When we develop a new product we start with a development board, develop all the FPGA algorithms on that board, and in the meanwhile make our own PCB while sourcing components. Granted this is a multi-billion dollar company so we can afford to pay for both PCB development and bulk chip orders.

Best is to start with the algorithms, so look for an FPGA board with display out so you can validate the design. This is the hard part, HLS helps some but VHDL or Verilog knowledge is pretty much a necessity. If you know how to program an embedded system with FreeRTOS or similar, the step to FPGA programming is not very far away.

Hardware is the least sexy part, you have the PCIe bus (or USB C port) as input and a Displayport as output, a few extra things like clock and memory, trace it in a PCB program, boom done.

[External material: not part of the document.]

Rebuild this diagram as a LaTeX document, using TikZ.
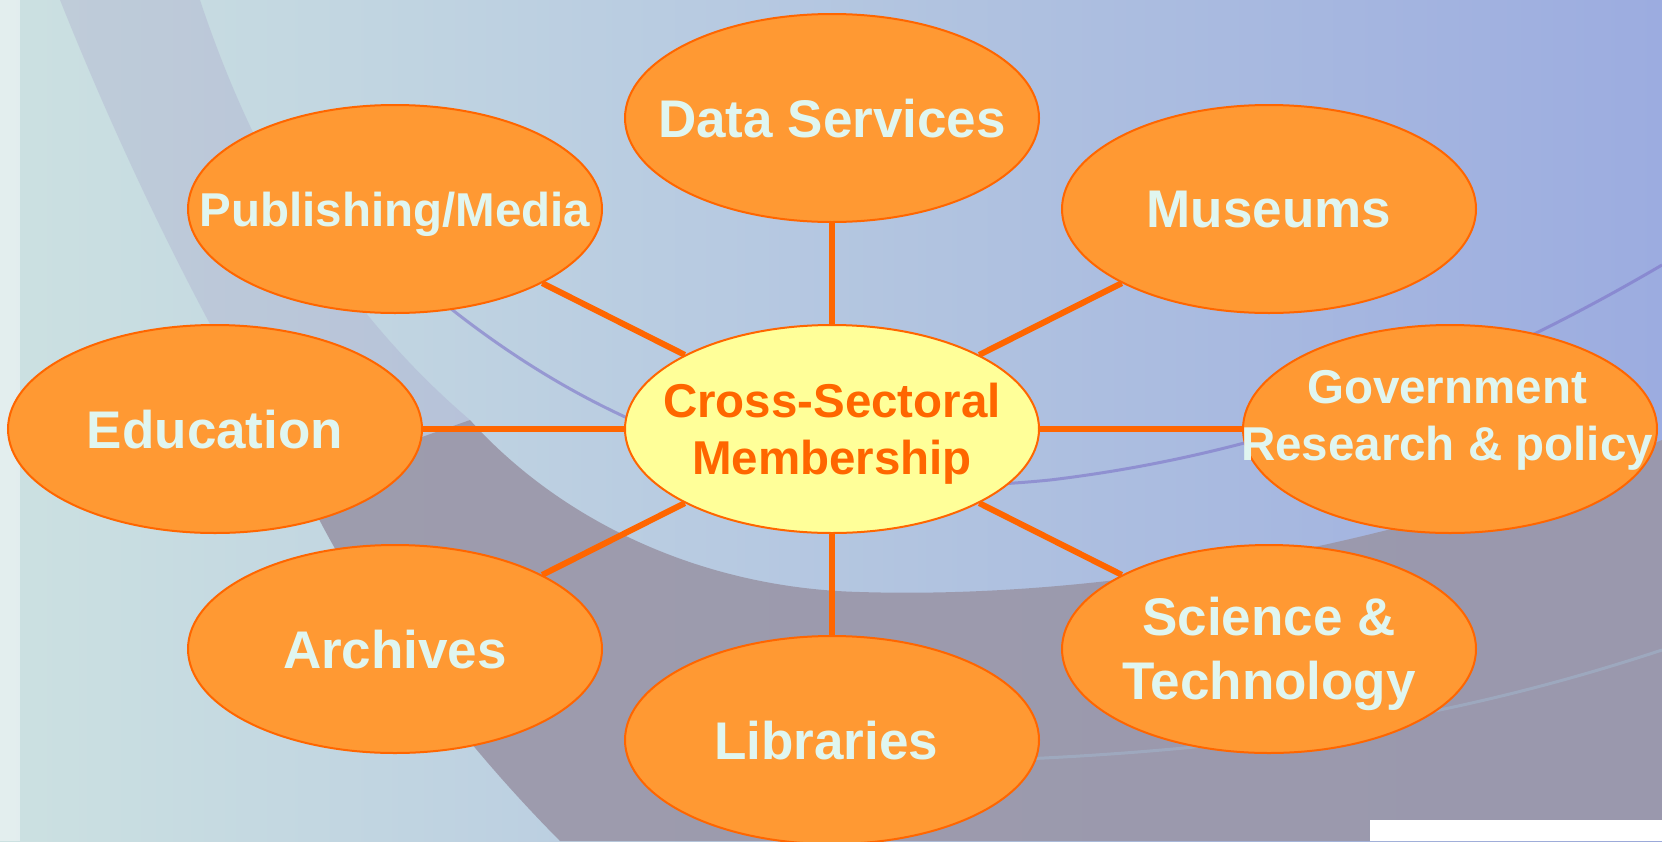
\documentclass[tikz,border=0pt]{standalone}
\usepackage{fontspec}
\setmainfont{Liberation Sans}
\usetikzlibrary{shapes.geometric}
\definecolor{bgL}{RGB}{204,225,225}
\definecolor{bgM}{RGB}{165,198,222}
\definecolor{bgR}{RGB}{156,172,224}
\definecolor{bandC}{RGB}{154,150,168}
\definecolor{streakC}{RGB}{160,150,195}
\definecolor{arcC}{RGB}{125,115,200}
\definecolor{fillOr}{RGB}{255,153,51}
\definecolor{edgeOr}{RGB}{255,102,0}
\definecolor{hubY}{RGB}{255,255,153}
\definecolor{txtC}{RGB}{224,246,240}
\pgfdeclarelayer{bg}
\pgfdeclarelayer{spokes}
\pgfsetlayers{bg,spokes,main}
\begin{document}
\begin{tikzpicture}[x=1pt,y=-1pt,
  outer/.style={ellipse, draw=edgeOr, line width=2pt, fill=fillOr,
    minimum width=414pt, minimum height=208pt, inner sep=0pt},
  hub/.style={outer, fill=hubY},
  lbl/.style={text=txtC, font=\bfseries\fontsize{53}{64}\selectfont,
    align=center, inner sep=0pt},
  lblS/.style={lbl, font=\bfseries\fontsize{47.5}{57}\selectfont},
  spoke/.style={draw=edgeOr, line width=6pt}]
\useasboundingbox (0,0) rectangle (1662,841);
\clip (0,0) rectangle (1662,841);
\begin{pgfonlayer}{bg}
  \shade[left color=bgL, middle color=bgM, right color=bgR] (0,0) rectangle (1662,841);
  % faint streak of the dial rim, top left
  \fill[streakC, opacity=0.25]
    (60,0) .. controls (120,150) and (200,320) .. (300,480)
    -- (470,420) .. controls (330,300) and (250,150) .. (200,0) -- cycle;
  % darker rim of the dial, lower part
  \fill[bandC, opacity=0.9]
    (300,480) .. controls (340,570) and (430,710) .. (560,841)
    -- (1662,841) -- (1662,440)
    .. controls (1420,540) and (1120,600) .. (860,592)
    .. controls (700,588) and (560,520) .. (470,420) -- cycle;
  \draw[arcC, opacity=0.6, line width=3pt]
    (440,300) .. controls (650,470) and (850,500) .. (1050,480)
    .. controls (1300,450) and (1500,360) .. (1662,265);
  \draw[bgM, opacity=0.35, line width=3pt]
    (1662,650) .. controls (1450,720) and (1250,750) .. (1000,760);
  \fill[white, opacity=0.45] (0,0) rectangle (20,841);
  \fill[white] (1370,820) rectangle (1662,841);
\end{pgfonlayer}

\node[hub, label={[lblS, text=edgeOr, yshift=-5pt, name=hub-t]center:Cross-Sectoral\\Membership}] (hub) at (832,429) {};
\node[outer, label={[lbl, text depth=0pt, name=data-t]center:Data Services}] (data) at (832,118) {};
\node[outer, label={[lblS, text depth=0pt, name=pub-t]center:Publishing/Media}] (pub) at (395,209) {};
\node[outer, label={[lbl, text depth=0pt, name=mus-t]center:Museums}] (mus) at (1269,209) {};
\node[outer, label={[lbl, text depth=0pt, name=edu-t]center:Education}] (edu) at (215,429) {};
\node[outer, label={[lblS, yshift=9pt, xshift=-3pt, name=gov-t]center:Government\\Research \& policy}] (gov) at (1450,429) {};
\node[outer, label={[lbl, text depth=0pt, name=arc-t]center:Archives}] (arch) at (395,649) {};
\node[outer, label={[lbl, yshift=-5pt, name=sci-t]center:Science \&\\Technology}] (sci) at (1269,649) {};
\node[outer, label={[lbl, text depth=0pt, xshift=-6pt, name=lib-t]center:Libraries}] (lib) at (832,740) {};

\begin{pgfonlayer}{spokes}
  \foreach \n in {data,pub,mus,edu,gov,arch,sci,lib}
    \draw[spoke] (hub) -- (\n);
\end{pgfonlayer}
\end{tikzpicture}
\end{document}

Obviously I’m simplifying and there is still a ton of craftmanship going into the PCB, but it’s more an issue of connecting A to B than anything else, ideally in a way that can be cheaply and efficiently mass produced.

If you can do it in an FPGA over a PCIe bus you can then transfer that design to an ASIC. Again, a lot of non-sexy work required to get this to work, like creating the equivalent of a mold for serial production, but nothing that will require heavy R&D resources.

Soooo… Yeah, start with buying a dev board and work your way from there, is my advice. :slight_smile:

Not to be mean, but maybe you should make a separate FPGA development thread.

This is specifically about the Mister project.